Yell has extended the deadline for lenders to agree plans to restructure its £3.8bn ($6.2bn) debt pile.
The publisher of the Yellow Pages, which needs the support of 95 per cent of its lenders by value to go ahead, said its plans had received a favourable response from a “high percentage of its lenders within a relatively short timescale”.
The deadline, which expired on Friday, has been extended by just over a week to next Monday in order to allow the remaining lenders more time to process their requests through their credit committees.
People familiar with the talks said it was not unusual that Yell had not achieved the 95 per cent approval because of the complexity of requiring so many banks to agree.

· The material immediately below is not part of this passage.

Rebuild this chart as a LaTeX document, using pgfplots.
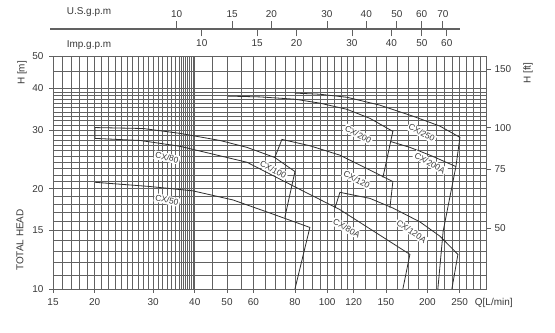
\documentclass[border=0pt]{standalone}
\usepackage{pgfplots}
\pgfplotsset{compat=1.18}
\usepackage{fontspec}
\setmainfont{Liberation Sans}
\definecolor{gridc}{gray}{0.38}
\definecolor{curvec}{gray}{0.18}
\definecolor{txtc}{gray}{0.22}
\tikzset{
  lbl/.style={font=\fontsize{8.5}{10}\selectfont, text=txtc, fill=white, inner sep=1.2bp},
  desc/.style={font=\fontsize{10}{12}\selectfont, text=txtc},
}
\begin{document}
\begin{tikzpicture}
\useasboundingbox (-53bp,-44bp) rectangle (502bp,289bp);
\begin{axis}[
  at={(0,0)}, anchor=south west,
  scale only axis, width=433bp, height=233bp,
  xmode=log, ymode=log,
  xmin=15, xmax=300, ymin=10, ymax=50,
  xtick={15,20,30,40,50,60,80,100,120,150,200,250},
  xticklabels={15,20,30,40,50,60,80,100,120,150,200,250},
  ytick={10,15,20,30,40,50},
  yticklabels={10,15,20,30,40,50},
  minor xtick={16,17,18,19,21,22,23,24,25,26,27,28,29,31,32,33,34,35,36,36.5,37,37.5,38,38.5,39,39.5,45,55,65,70,75,85,90,95,105,110,115,130,140,162.5,175,187.5,212.5,225,237.5,262.5,275,287.5},
  minor ytick={11,12,13,14,16,17,18,19,21,22,23,24,25,26,27,28,29,31,32,33,34,35,36,37,38,39,45},
  grid=both,
  major grid style={gridc, line width=0.6bp},
  minor grid style={gridc, line width=0.55bp},
  axis line style={gridc, line width=0.7bp},
  tick style={gridc, line width=0.6bp},
  tick align=outside,
  major tick length=4bp, minor tick length=0pt,
  xtick pos=bottom, ytick pos=left,
  ticklabel style={font=\fontsize{10}{12}\selectfont, text=txtc},
  xticklabel style={yshift=-2bp},
  yticklabel style={xshift=-2bp},
  clip=false,
  cv/.style={curvec, line width=0.8bp, no marks},
]
% CX/100 (upper left)
\addplot[cv] coordinates {(20.06,28.3) (20.06,30.5) (28.0,30.3) (36.1,29.3) (47.6,27.9) (57.4,26.6) (69.6,24.8) (80.0,22.5) (74.6,16.4)};
% CX/80
\addplot[cv] coordinates {(20.06,28.3) (27.4,27.9) (36.1,26.8) (57.4,24.0) (82.8,19.9) (109.2,17.3) (144,14.5) (177.2,12.7) (168.8,10)};
% CX/50
\addplot[cv] coordinates {(20.06,20.9) (29.3,20.3) (39.5,19.7) (52.1,18.5) (67.3,16.9) (88.7,15.3) (80.0,10)};
% CX/120
\addplot[cv] coordinates {(69.6,24.8) (73.1,28.1) (88.7,26.9) (109.2,25.2) (137.2,22.5) (157.5,21.0) (154.3,17.5)};
% CX/120A
\addplot[cv] coordinates {(105.5,17.5) (109.2,19.5) (134.4,18.7) (157.5,17.5) (189.9,15.9) (218.2,14.4) (247,12.7) (236.9,10)};
% CX/200
\addplot[cv] coordinates {(50.3,37.9) (62.8,37.7) (80.0,37.1) (95.1,36.1) (114.6,34.6) (134.4,32.5) (157.5,29.7) (147,21.6)};
% CX/250
\addplot[cv] coordinates {(80.0,38.7) (95.1,38.4) (114.6,37.6) (144,35.6) (180.9,33.0) (218.2,30.8) (250.5,28.5) (243.6,23.3) (223,14.9) (215,10)};
% CX/200A
\addplot[cv] coordinates {(155.0,27.7) (177.2,26.6) (203.6,25.2) (243.6,23.3)};

\node[lbl, rotate=-13] at (axis cs:33.0,18.5) {CX/50};
\node[lbl, rotate=-13] at (axis cs:33.0,24.8) {CX/80};
\node[lbl, rotate=-28] at (axis cs:68.8,22.8) {CX/100};
\node[lbl, rotate=-29] at (axis cs:114.4,15.2) {CX/80A};
\node[lbl, rotate=-28] at (axis cs:122.6,21.3) {CX/120};
\node[lbl, rotate=-35] at (axis cs:179.3,14.9) {CX/120A};
\node[lbl, rotate=-28] at (axis cs:123.9,29.1) {CX/200};
\node[lbl, rotate=-28] at (axis cs:192.2,29.4) {CX/250};
\node[lbl, rotate=-30] at (axis cs:203.6,23.9) {CX/200A};

\node[desc, rotate=90] at (axis description cs:-0.0716,0.927) {H [m]};
\node[desc, rotate=90] at (axis description cs:-0.0762,0.210) {TOTAL HEAD};
\node[desc, rotate=90] at (axis description cs:1.097,0.927) {H [ft]};
\node[desc] at (axis description cs:1.018,-0.060) {Q[L/min]};
\node[desc] at (axis description cs:0.0831,1.189) {U.S.g.p.m};
\node[desc] at (axis description cs:0.0831,1.047) {Imp.g.p.m};
\end{axis}

% right axis in feet
\begin{axis}[
  at={(0,0)}, anchor=south west,
  scale only axis, width=433bp, height=233bp,
  ymode=log, xmin=0, xmax=1, ymin=32.8084, ymax=164.042,
  axis x line=none, axis y line*=right,
  axis line style={-, gridc, line width=0.7bp},
  ytick={50,75,100,150}, yticklabels={50,75,100,150},
  tick style={gridc, line width=0.6bp},
  tick align=outside, major tick length=5bp, minor tick length=0pt,
  ticklabel style={font=\fontsize{10}{12}\selectfont, text=txtc},
]
\end{axis}

% top axis U.S. g.p.m
\begin{axis}[
  at={(-3bp,259.5bp)}, anchor=south west,
  scale only axis, width=410bp, height=1bp,
  xmode=log, xmin=3.959, xmax=79.4, ymin=0, ymax=1,
  axis y line=none, axis x line*=top,
  axis line style={-, gridc, line width=0.8bp},
  xtick={10,15,20,30,40,50,60,70}, xticklabels={10,15,20,30,40,50,60,70},
  tick style={gridc, line width=0.7bp},
  tick align=outside, major tick length=7bp, minor tick length=0pt,
  ticklabel style={font=\fontsize{10}{12}\selectfont, text=txtc},
]
\end{axis}

% top axis Imp. g.p.m
\begin{axis}[
  at={(-3bp,260.5bp)}, anchor=north west,
  scale only axis, width=410bp, height=1bp,
  xmode=log, xmin=3.959, xmax=79.4, ymin=0, ymax=1,
  axis y line=none, axis x line*=bottom,
  axis line style={-, gridc, line width=0.8bp},
  xtick={12.0095,18.014,24.019,36.029,48.038,60.048,72.057}, xticklabels={10,15,20,30,40,50,60},
  tick style={gridc, line width=0.7bp},
  tick align=outside, major tick length=7bp, minor tick length=0pt,
  ticklabel style={font=\fontsize{10}{12}\selectfont, text=txtc},
]
\end{axis}
\end{tikzpicture}
\end{document}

It is understood that up to 1 per cent of lenders can not legally vote in favour of the plan because of restrictions on their fund.

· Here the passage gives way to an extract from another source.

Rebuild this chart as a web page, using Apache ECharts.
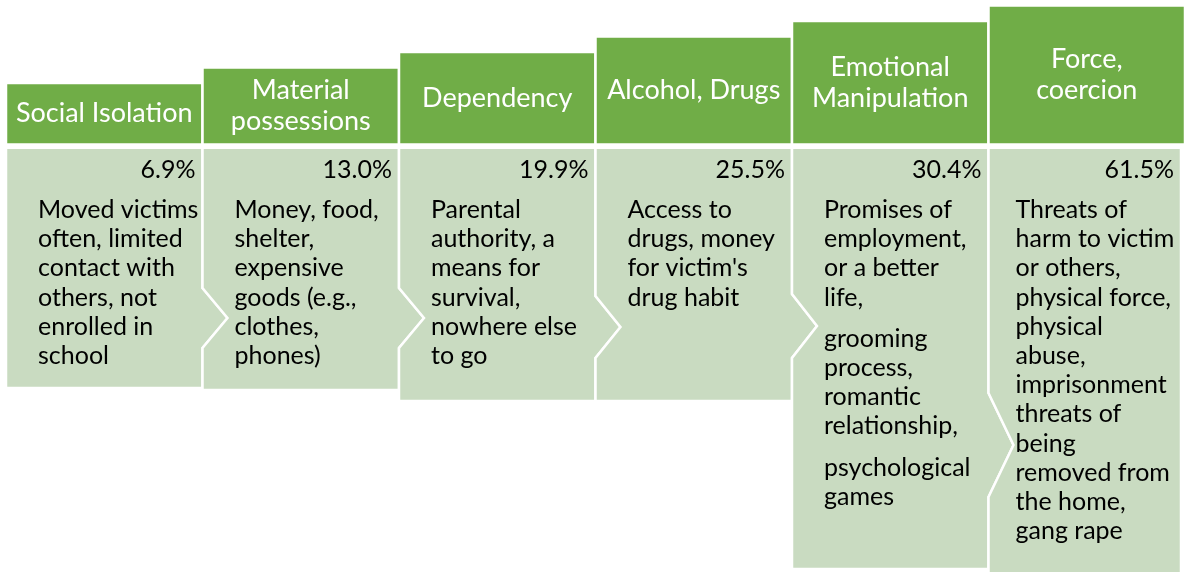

The publisher first put the proposals to its lenders last month. They involve an increase in interest from 3 per cent above the interbank lending rate to between 3.5 and 4 per cent above, plus a one-off payment of £41m, in return for an extension of the debt maturities until 2014. It also intends to pay off at least £500m of its debt with an equity raising.
John Davis, chief finance officer, said: ”We are delighted to have had such a positive endorsement of our proposals from so many of our lenders.
“This is a massive logistical exercise as we have a very large number of lenders, and we are pleased that so many have been able to respond in time.”
The company met with a consortium of bankers led by HSBC on Monday and discussed the results of a vote taken by its lending entities.
Shares in Yell, which have fallen 25 per cent over the past 12 months, firmed 0.3p to 61.5p.